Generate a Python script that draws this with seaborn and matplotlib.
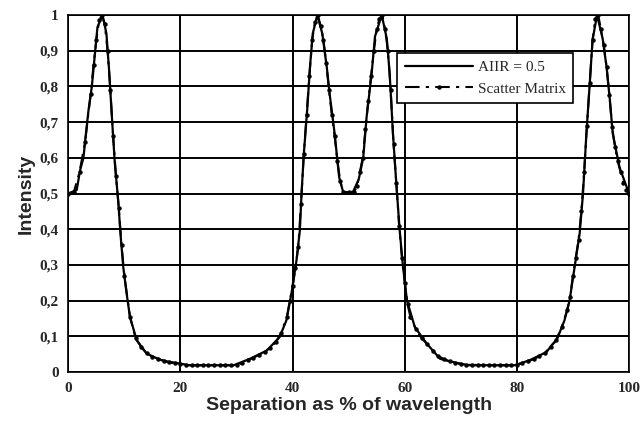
import matplotlib
matplotlib.use("Agg")
import matplotlib.pyplot as plt
import seaborn as sns
import pandas as pd

# ---- data ----
aiir_x = [0, 1.5, 2.1, 2.7, 3.15, 3.6, 4.2, 4.8, 5.2, 6.1, 6.8, 7.3, 7.7, 8.3, 8.9, 9.3,
          9.8, 10.4, 11.0, 12.2, 14.0, 16.3, 17.5, 20.5, 21.5, 25, 29.5, 32.4, 35.4, 37.7,
          38.9, 39.8, 40.7, 41.3, 41.6, 42.0, 42.6, 43.1, 43.6, 44.4, 45.3, 46.1, 46.6,
          47.5, 48.3, 49.0, 50.0, 50.8, 51.8, 52.6, 53.2, 54.1, 54.7, 55.9, 56.8, 57.3,
          57.9, 58.5, 59.1, 59.7, 60.4, 61.8, 63.9, 66.3, 68.0, 71.0, 75, 79.6, 82.3,
          85.3, 86.2, 87.1, 88.5, 89.4, 90.3, 91.2, 91.8, 92.4, 93.0, 93.5, 94.3, 95.3,
          96.0, 96.6, 97.1, 98.3, 100]
aiir_y = [0.50, 0.51, 0.565, 0.60, 0.668, 0.733, 0.80, 0.90, 0.966, 1.0, 0.948, 0.84,
          0.733, 0.584, 0.48, 0.388, 0.294, 0.22, 0.154, 0.089, 0.051, 0.035, 0.030,
          0.022, 0.019, 0.019, 0.019, 0.037, 0.06, 0.098, 0.145, 0.22, 0.313, 0.397,
          0.50, 0.61, 0.733, 0.854, 0.948, 1.0, 0.948, 0.854, 0.78, 0.668, 0.546, 0.505,
          0.503, 0.505, 0.54, 0.60, 0.714, 0.836, 0.94, 1.0, 0.934, 0.84, 0.668, 0.528,
          0.397, 0.294, 0.20, 0.126, 0.08, 0.037, 0.030, 0.020, 0.019, 0.019, 0.033,
          0.056, 0.075, 0.089, 0.145, 0.20, 0.294, 0.388, 0.50, 0.668, 0.808, 0.93, 1.0,
          0.934, 0.854, 0.76, 0.668, 0.574, 0.50]

scat_x = [0, 1, 2, 3, 4, 4.5, 5, 5.5, 6, 6.5, 7, 7.5, 8, 8.5, 9, 9.5, 10, 11, 12, 13, 14,
          15, 16, 17, 18, 19, 20, 21, 22, 23, 24, 25, 26, 27, 28, 29, 30, 31, 32, 33, 34,
          35, 36, 37, 38, 39, 39.5, 40, 40.5, 41, 41.5, 42, 42.5, 43, 43.5, 44, 44.5, 45,
          45.5, 46, 46.5, 47, 47.5, 48, 48.5, 49, 50, 51, 51.5, 52, 52.5, 53, 53.5, 54,
          54.5, 55, 55.5, 56, 56.5, 57, 57.5, 58, 58.5, 59, 59.5, 60, 60.5, 61, 62, 63,
          64, 65, 66, 67, 68, 69, 70, 71, 72, 73, 74, 75, 76, 77, 78, 79, 80, 81, 82, 83,
          84, 85, 86, 87, 88, 89, 89.5, 90, 90.5, 91, 91.5, 92, 92.5, 93, 93.5, 94, 94.5,
          95, 95.5, 96, 96.5, 97, 97.5, 98, 98.5, 99, 99.5, 100]
scat_y = [0.50, 0.505, 0.56, 0.645, 0.78, 0.86, 0.93, 0.985, 1.0, 0.975, 0.90, 0.79,
          0.66, 0.55, 0.46, 0.355, 0.27, 0.155, 0.095, 0.07, 0.052, 0.043, 0.036, 0.031,
          0.027, 0.024, 0.022, 0.020, 0.019, 0.019, 0.019, 0.019, 0.019, 0.019, 0.019,
          0.019, 0.019, 0.025, 0.033, 0.040, 0.048, 0.057, 0.068, 0.083, 0.11, 0.155,
          0.20, 0.24, 0.29, 0.35, 0.47, 0.61, 0.72, 0.83, 0.93, 0.98, 1.0, 0.97, 0.93,
          0.865, 0.79, 0.72, 0.66, 0.59, 0.535, 0.505, 0.503, 0.505, 0.52, 0.56, 0.60,
          0.68, 0.76, 0.83, 0.90, 0.96, 0.99, 1.0, 0.96, 0.90, 0.79, 0.64, 0.53, 0.41,
          0.32, 0.25, 0.19, 0.155, 0.12, 0.095, 0.078, 0.06, 0.045, 0.036, 0.030, 0.025,
          0.022, 0.019, 0.019, 0.019, 0.019, 0.019, 0.019, 0.019, 0.019, 0.019, 0.021,
          0.024, 0.030, 0.036, 0.044, 0.054, 0.070, 0.090, 0.125, 0.175, 0.21, 0.27,
          0.32, 0.37, 0.45, 0.56, 0.69, 0.81, 0.93, 0.99, 1.0, 0.96, 0.915, 0.855, 0.775,
          0.685, 0.63, 0.59, 0.56, 0.53, 0.51, 0.50]

series_names = ["AIIR = 0.5", "Scatter Matrix"]
x_ticks = [0, 20, 40, 60, 80, 100]
x_ticklabels = ["0", "20", "40", "60", "80", "100"]
y_ticks = [0, 0.1, 0.2, 0.3, 0.4, 0.5, 0.6, 0.7, 0.8, 0.9, 1.0]
y_ticklabels = ["0", "0,1", "0,2", "0,3", "0,4", "0,5", "0,6", "0,7", "0,8", "0,9", "1"]
x_label = "Separation as % of wavelength"
y_label = "Intensity"

df_a = pd.DataFrame({"x": aiir_x, "y": aiir_y})
df_s = pd.DataFrame({"x": scat_x, "y": scat_y})

sns.set_style("white")
plt.rcParams["font.family"] = ["Liberation Serif", "DejaVu Serif"]

fig = plt.figure(figsize=(6.4, 4.25), dpi=100)
ax = fig.add_axes([68.3 / 640, 1 - 372 / 425, (629 - 68.3) / 640, (372 - 15) / 425])

sns.lineplot(data=df_a, x="x", y="y", ax=ax, color="black", lw=1.6,
             label=series_names[0], zorder=3)
sns.lineplot(data=df_s, x="x", y="y", ax=ax, color="black", lw=1.5,
             linestyle=(0, (7, 3, 1.5, 3)), marker="o", markersize=3.2,
             markeredgewidth=0, label=series_names[1], zorder=4)

ax.set_xlim(0, 100)
ax.set_ylim(0, 1)
ax.set_xticks(x_ticks)
ax.set_xticklabels(x_ticklabels)
ax.set_yticks(y_ticks)
ax.set_yticklabels(y_ticklabels)
ax.grid(True, color="black", lw=1.4)
ax.set_axisbelow(True)
for s in ax.spines.values():
    s.set_color("black")
    s.set_linewidth(1.2)
ax.tick_params(axis="both", direction="out", length=3, width=1, color="black",
               labelsize=11, pad=4)
for t in ax.get_xticklabels() + ax.get_yticklabels():
    t.set_fontweight("bold")

ax.set_xlabel(x_label, fontsize=14, fontweight="bold",
              family=["Liberation Sans", "DejaVu Sans"], labelpad=2)
ax.set_ylabel(y_label, fontsize=14, fontweight="bold",
              family=["Liberation Sans", "DejaVu Sans"], labelpad=3)

leg = ax.legend(loc="upper left", bbox_to_anchor=(0.586, 0.894), borderaxespad=0,
                fontsize=11, frameon=True, fancybox=False, handlelength=4.5,
                handletextpad=0.3, borderpad=0.5, labelspacing=0.5)
leg.get_frame().set_edgecolor("black")
leg.get_frame().set_linewidth(1.2)
leg.get_frame().set_alpha(1)

fig.savefig("out.png", dpi=100)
======
→ **Instructions to follow**: Pull every line containing "matplotlib" from the material above.

→ **Worked solution**:
Generate a Python script that draws this with seaborn and matplotlib.
import matplotlib
matplotlib.use("Agg")
import matplotlib.pyplot as plt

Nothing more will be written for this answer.